Low-Latency Blockchains with DAG Holography
Classical Proof-of-Work blockchains like Bitcoin implement a decentralized ledger, where anyone can participate. They aggregate transactions from system users in blocks and decide each block's position in the ledger. They require the block at each position to accrue votes until the probability of a decision change, due to chance or malice, is negligible. To allow consumer usage of such systems, low latency in the order of seconds is necessary. In classical blockchain systems latency is in the order of hours. Recent protocols use parallel voting and reach low latency, but require a prohibitively high overhead bandwidth.

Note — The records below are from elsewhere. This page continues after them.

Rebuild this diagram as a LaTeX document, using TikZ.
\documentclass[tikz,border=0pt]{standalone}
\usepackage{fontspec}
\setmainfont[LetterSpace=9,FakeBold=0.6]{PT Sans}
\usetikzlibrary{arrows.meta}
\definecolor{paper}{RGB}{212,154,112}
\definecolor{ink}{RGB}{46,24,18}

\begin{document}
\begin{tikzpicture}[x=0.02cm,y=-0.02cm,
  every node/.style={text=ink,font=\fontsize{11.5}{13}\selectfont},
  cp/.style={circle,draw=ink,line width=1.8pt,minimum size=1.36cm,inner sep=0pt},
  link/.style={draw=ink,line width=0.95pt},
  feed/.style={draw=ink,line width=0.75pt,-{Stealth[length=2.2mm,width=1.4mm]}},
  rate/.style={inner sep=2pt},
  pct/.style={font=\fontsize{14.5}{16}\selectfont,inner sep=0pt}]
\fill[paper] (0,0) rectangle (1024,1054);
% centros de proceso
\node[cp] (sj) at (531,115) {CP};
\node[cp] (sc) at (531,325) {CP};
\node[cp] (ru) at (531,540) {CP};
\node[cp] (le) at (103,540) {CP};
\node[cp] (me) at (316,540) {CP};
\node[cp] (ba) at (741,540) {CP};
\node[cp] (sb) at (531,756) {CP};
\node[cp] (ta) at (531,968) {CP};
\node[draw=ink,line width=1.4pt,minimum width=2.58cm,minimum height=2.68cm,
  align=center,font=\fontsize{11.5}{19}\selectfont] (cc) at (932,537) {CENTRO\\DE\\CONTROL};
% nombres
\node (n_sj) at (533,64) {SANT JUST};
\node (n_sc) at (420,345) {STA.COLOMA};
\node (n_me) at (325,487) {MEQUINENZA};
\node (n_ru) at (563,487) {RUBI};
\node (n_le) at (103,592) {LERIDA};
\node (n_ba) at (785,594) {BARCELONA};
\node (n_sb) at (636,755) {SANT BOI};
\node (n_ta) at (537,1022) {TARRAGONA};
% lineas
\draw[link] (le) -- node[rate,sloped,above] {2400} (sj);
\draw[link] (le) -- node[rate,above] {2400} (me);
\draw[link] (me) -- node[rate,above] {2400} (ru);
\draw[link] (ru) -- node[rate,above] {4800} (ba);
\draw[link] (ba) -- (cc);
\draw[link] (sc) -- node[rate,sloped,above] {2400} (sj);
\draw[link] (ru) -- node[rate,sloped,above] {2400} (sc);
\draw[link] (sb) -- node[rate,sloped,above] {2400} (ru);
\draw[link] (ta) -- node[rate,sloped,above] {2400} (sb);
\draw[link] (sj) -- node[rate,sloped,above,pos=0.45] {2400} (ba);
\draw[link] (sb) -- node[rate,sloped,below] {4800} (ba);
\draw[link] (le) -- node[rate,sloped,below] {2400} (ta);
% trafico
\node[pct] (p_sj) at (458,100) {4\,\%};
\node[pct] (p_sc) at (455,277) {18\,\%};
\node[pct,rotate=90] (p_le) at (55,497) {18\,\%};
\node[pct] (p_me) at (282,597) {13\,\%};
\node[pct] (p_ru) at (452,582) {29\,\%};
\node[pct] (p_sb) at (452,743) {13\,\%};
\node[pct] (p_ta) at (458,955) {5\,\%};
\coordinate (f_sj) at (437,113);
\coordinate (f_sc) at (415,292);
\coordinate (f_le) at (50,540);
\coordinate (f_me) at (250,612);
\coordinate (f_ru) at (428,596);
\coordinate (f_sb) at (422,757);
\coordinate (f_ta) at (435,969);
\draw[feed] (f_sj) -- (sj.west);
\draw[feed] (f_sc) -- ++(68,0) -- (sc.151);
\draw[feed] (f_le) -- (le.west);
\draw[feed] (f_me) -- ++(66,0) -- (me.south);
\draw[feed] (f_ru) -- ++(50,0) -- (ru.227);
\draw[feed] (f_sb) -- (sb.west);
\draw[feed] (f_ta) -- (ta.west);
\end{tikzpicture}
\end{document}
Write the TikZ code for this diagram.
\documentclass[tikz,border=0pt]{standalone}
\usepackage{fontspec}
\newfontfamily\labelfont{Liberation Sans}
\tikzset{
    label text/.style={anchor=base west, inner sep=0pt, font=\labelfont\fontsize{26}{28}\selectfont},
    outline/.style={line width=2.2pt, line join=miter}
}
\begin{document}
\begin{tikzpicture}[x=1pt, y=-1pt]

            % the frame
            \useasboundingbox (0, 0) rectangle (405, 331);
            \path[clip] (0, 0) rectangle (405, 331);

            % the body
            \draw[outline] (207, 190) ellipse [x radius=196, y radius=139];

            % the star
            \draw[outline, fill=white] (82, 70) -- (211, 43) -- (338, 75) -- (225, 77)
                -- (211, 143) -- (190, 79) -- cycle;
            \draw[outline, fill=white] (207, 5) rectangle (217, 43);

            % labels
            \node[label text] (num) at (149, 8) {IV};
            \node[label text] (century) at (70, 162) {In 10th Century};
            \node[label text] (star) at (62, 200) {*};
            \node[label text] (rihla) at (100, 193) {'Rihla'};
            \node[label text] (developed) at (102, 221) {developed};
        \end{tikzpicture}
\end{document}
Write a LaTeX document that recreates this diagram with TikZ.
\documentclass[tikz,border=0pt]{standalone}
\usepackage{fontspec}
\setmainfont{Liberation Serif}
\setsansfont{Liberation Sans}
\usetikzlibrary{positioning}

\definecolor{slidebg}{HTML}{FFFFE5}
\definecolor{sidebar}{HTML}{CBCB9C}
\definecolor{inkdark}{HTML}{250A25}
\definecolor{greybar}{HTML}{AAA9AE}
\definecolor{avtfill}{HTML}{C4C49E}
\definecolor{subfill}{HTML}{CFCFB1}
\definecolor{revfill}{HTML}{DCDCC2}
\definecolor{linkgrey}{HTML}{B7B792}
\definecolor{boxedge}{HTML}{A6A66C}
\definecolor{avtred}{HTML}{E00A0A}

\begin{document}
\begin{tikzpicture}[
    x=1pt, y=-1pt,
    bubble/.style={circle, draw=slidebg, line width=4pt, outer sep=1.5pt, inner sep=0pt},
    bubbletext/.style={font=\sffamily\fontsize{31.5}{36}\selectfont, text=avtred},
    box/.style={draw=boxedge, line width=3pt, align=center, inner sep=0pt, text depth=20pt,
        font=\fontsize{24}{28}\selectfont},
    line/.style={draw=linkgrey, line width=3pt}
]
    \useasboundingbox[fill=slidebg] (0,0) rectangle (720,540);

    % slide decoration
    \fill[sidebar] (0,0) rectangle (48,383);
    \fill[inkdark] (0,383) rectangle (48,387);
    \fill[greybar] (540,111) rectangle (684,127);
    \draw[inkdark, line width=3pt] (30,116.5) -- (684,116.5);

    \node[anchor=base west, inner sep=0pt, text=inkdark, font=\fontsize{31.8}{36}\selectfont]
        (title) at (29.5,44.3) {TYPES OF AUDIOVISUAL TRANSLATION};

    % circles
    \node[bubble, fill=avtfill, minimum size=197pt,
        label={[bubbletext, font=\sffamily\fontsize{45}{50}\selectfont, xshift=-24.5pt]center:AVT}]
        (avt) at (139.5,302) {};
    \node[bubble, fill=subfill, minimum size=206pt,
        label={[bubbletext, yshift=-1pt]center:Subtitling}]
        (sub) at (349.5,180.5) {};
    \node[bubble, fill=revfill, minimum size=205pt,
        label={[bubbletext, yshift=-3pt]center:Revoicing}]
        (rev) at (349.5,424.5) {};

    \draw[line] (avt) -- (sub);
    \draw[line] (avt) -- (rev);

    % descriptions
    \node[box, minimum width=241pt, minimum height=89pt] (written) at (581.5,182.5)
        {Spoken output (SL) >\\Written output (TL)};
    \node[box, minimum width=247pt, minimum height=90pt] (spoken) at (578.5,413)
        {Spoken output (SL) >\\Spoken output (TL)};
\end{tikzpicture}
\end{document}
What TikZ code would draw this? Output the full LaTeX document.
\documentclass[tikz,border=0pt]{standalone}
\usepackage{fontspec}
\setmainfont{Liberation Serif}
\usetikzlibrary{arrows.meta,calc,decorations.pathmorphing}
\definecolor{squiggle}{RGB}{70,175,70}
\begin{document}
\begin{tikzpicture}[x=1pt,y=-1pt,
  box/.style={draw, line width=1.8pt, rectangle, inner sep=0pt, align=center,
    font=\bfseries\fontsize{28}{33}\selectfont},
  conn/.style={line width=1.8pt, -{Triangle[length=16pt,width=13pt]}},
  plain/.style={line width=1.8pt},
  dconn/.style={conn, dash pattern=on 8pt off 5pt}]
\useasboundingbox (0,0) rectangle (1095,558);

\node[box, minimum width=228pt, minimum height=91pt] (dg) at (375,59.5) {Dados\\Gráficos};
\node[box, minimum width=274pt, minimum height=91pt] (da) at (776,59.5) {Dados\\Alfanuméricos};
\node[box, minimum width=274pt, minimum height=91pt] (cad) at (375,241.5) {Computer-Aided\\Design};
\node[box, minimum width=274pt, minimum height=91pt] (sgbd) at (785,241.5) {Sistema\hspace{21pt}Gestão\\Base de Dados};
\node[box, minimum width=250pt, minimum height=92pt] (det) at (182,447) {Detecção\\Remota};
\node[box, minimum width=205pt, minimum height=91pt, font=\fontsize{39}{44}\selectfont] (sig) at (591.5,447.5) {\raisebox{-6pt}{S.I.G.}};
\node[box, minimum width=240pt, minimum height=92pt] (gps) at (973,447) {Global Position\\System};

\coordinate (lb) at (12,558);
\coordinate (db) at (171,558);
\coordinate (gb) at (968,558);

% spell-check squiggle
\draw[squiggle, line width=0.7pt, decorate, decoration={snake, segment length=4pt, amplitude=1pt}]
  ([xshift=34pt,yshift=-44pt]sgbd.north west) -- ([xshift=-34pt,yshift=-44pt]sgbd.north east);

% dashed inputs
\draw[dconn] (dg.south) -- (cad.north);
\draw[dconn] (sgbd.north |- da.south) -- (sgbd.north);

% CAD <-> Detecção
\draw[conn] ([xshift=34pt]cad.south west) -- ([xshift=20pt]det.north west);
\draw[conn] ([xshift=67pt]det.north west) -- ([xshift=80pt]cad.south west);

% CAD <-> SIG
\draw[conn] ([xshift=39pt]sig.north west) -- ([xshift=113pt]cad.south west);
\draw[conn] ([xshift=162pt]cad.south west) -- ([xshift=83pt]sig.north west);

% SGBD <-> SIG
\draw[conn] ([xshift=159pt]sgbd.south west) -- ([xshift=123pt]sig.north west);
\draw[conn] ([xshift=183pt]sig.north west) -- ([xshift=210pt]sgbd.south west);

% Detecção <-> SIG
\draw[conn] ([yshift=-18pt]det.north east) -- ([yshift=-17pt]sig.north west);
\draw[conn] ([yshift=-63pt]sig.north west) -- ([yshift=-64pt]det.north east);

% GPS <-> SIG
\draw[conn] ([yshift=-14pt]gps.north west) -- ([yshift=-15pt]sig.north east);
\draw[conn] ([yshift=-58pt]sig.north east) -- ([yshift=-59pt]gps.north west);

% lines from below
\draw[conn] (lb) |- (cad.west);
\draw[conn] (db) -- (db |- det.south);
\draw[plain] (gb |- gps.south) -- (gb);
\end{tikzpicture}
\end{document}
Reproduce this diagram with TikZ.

We present Holograph, a blockchain protocol that achieves a latency of seconds under practical bandwidth limitations. To achieve this we introduce a novel technique called dag (Directed Acyclic Graph) Holography. Holograph participants form a single physical block dag. Each physical block manifests as multiple virtual blocks in multiple virtual dags that serve as parallel voting structures. By viewing the same physical dag as many virtual ones, like a holographic image viewed from different angles, we obtain more votes with the same bandwidth.
We analyze Holograph’s latency as a function of overhead bandwidth limit, compared against prior art. To the best of our knowledge, this is the first such analysis of blockchain protocols. Our simulation shows that Holograph reaches the lowest latency across the tested bandwidth range, improving latency by about 5x compared to the state-of-the-art when bandwidth is limited. We run a prototype implementation in an emulated network reaching a latency of 7 seconds with 10kbps overhead bandwidth, which is 45% lower than the state-of-the-art with an order-of-magnitude lower, practical overhead throughput.